Once back aboard Sapphire, Lewrie had gathered his officers and Midshipmen together in his great-cabins and had given them the orders he’d received from the flagship. They would have to be rowed over to a specific set of troop ships that had come into port with them, get all their ship’s boats and the transports’ boats arranged into one group, and row ashore to the quays by Santa Lucía, and pick up soldiers from one certain regiment, then see them aboard those transports and keep it up ’til every last man of that regiment was accounted for and safely aboard. Lewrie volunteered himself to go ashore with the first boats; he was just too curious to sit idle and let events occur round him with nothing to do about them!
* * *
“A damned imposin’ place,” Lewrie said to his Cox’n, Liam Desmond, as the cutter was stroked towards the quays.
“Aye, sor,” Desmond agreed. “Fortified walls right down to th’ docks. Like they don’t much care f’r visitors.”
“Might be pretty, in Summer,” Lewrie speculated.
“If ye like rocks, sor,” Desmond slyly teased.
The foul weather might have moderated, as the Sailing Master had said, but Corunna, its harbour, and the surrounding country was bleak,
and very rocky; it was no wonder that the Spanish called this part of Galicia the “Coast of Death.” The long fortifications that ran from the Citadel in the upper town down to Santa Lucía were grim, grime-streaked pale tan, seated atop darker brown and massive slabs of stone, fouled with dead seaweed at low tide, green with a mossy ocean growth. Beyond and over those fortified walls, several ranges of hills rose to the West and South, all of them strewn with large boulders. What trees there were were dead Winter grey and bare, or the darkest, dullest green pine groves. Beyond those hills lay the formidable mountains of inner Spain, as stony and steep and impressive as any he’d seen at Cape Town two years before. And over all were grey and threatening cloud banks scudding low over those hills. Lewrie had never seen such a depressing place in his life!
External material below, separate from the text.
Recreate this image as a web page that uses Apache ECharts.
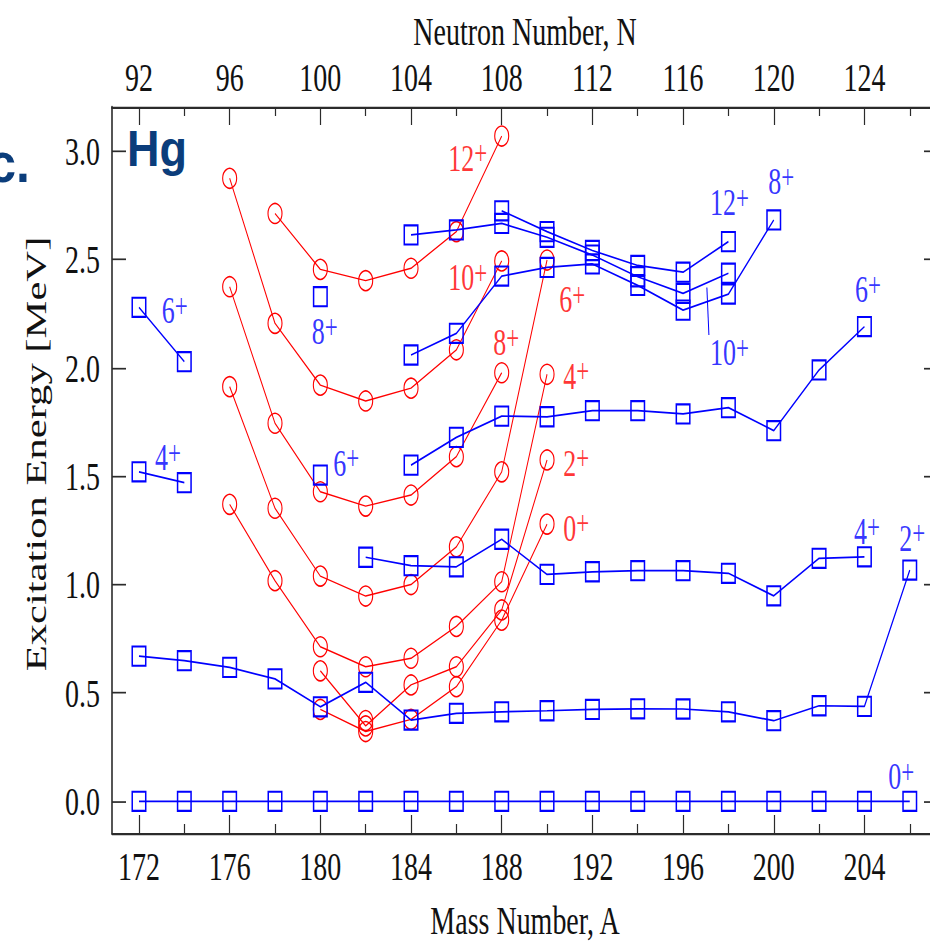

Once he set foot atop the quays he became even more depressed. There were still wounded men laid out on carrying boards and their own blankets awaiting treatment aboard the transports. Beside the obvious combat wounds, there were fellows without shoes or boots, or wool stockings, their toes blackened by frostbite; those who had lacked gloves or mittens showed fingers or whole hands turned blue-black as well, and sure to suffer amputations before the poisons of their frostbite killed them. Once back in England, the army would discharge them with pittances for pensions, where, unable to work to support themselves, they might starve to death in a year.
“You, sir! You, there! Do you have a hospital ship for my wounded?” an army surgeon demanded as he came up to Lewrie.
“I’ve a transport, sir, not a hospital ship,” Lewrie had to tell him, doffing his hat in salute despite the fellow’s rudeness. “My own Ship’s Surgeon and his Mates can be sent aboard her to aid you, but…” He had to end with a helpless shrug.
“Well, Goddamnit!” the peppery little fellow swore. “I’ve done the best I could for them, God witness. There wasn’t much fighting, and those wounds I’ve treated, and those poor fellows that lived to this point only need rest. The exposure cases, though … yes, do send me your man. I fear there will be quite a number of amputations before the day’s done.”